In contrast to several eastern states, South Australia has local glass reprocessing options available, precisely because of the government leadership over many decades in our reusable, renewable, recycling culture that we have been developing with our private stakeholders and community not-for-profits. They include Amcor in the Barossa, and OIN in Beverley. I note that some interest has been flagged in the media just this month about opening up another waste management authority in the north of our city, which will also be able to handle recycled glass.
With its own local markets for recycled glass, industry has indicated that prospects for recycled glass in South Australia are very strong and the circumstances highlight the value of promoting local circular economy opportunities in this state. Where jurisdictions have differing disposal costs for waste, it can encourage, of course, the movement of waste across state borders. I mentioned that in my opening remarks. I did say that in 2012 Queensland removed its levy on waste disposed to landfill, opening up a free-for-all.
Meanwhile, the levy rate in New South Wales has continued to increase and is currently $135.70 per tonne in Sydney. This has created a significant adverse incentive for waste facilities in New South Wales to transport waste to Queensland. I am advised there is currently no indication that general waste is being transported from South Australia to Queensland or to other states for the purpose of levy avoidance. That makes sense, of course, when you factor in the costs of transport from South Australia to those eastern states.
Specific waste types are transported interstate. We have had questions, I think, in this place from the Hon. Mark Parnell in the past about cross-border transport, but that is for specific waste where different state jurisdictions have different processing facilities that enable them to reprocess that particular sort of waste. So, we take, for example, waste from interstate where we have licensed recyclers who can dispose of that waste in a safe manner and are licensed to do so. Similarly, we send waste interstate that we cannot process locally but when there may be a super collector, say in New South Wales or Victoria, that brings together those waste streams and can safely dispose of it; for instance, in very high temperature incineration facilities.
We will have, I hope and believe, very soon a specialist facility here in Port Pirie, of course, at Nyrstar. They received over 1,200 tonnes of leaded glass from interstate, I am advised, for processing during 2015-16, and as they upgrade they will be able to lift that processing level and, I am told, will be able to take all of that sort of glass waste, that is, LED screens and cathode ray screens from computers and TVs, for the whole country. Again, transport will be an issue in terms of the cost to get it down from some of the more remote areas of the country, remote from South Australia, that is.

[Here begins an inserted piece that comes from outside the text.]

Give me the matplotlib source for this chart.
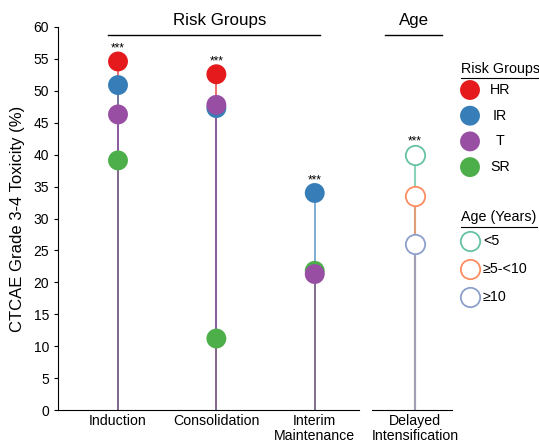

Sound waste transport and treatment is one of the reasons this government has announced that South Australia's waste levy will be increased in stages, from the current $87 per tonne to $103 per tonne by 2019-20. That is because it creates a resource with value. When you have a resource with value, you get better recycling outcomes. Contrast that to Queensland, where they took away the waste levy, and you have the free-for-all that was portrayed for all to see on Four Corners last night.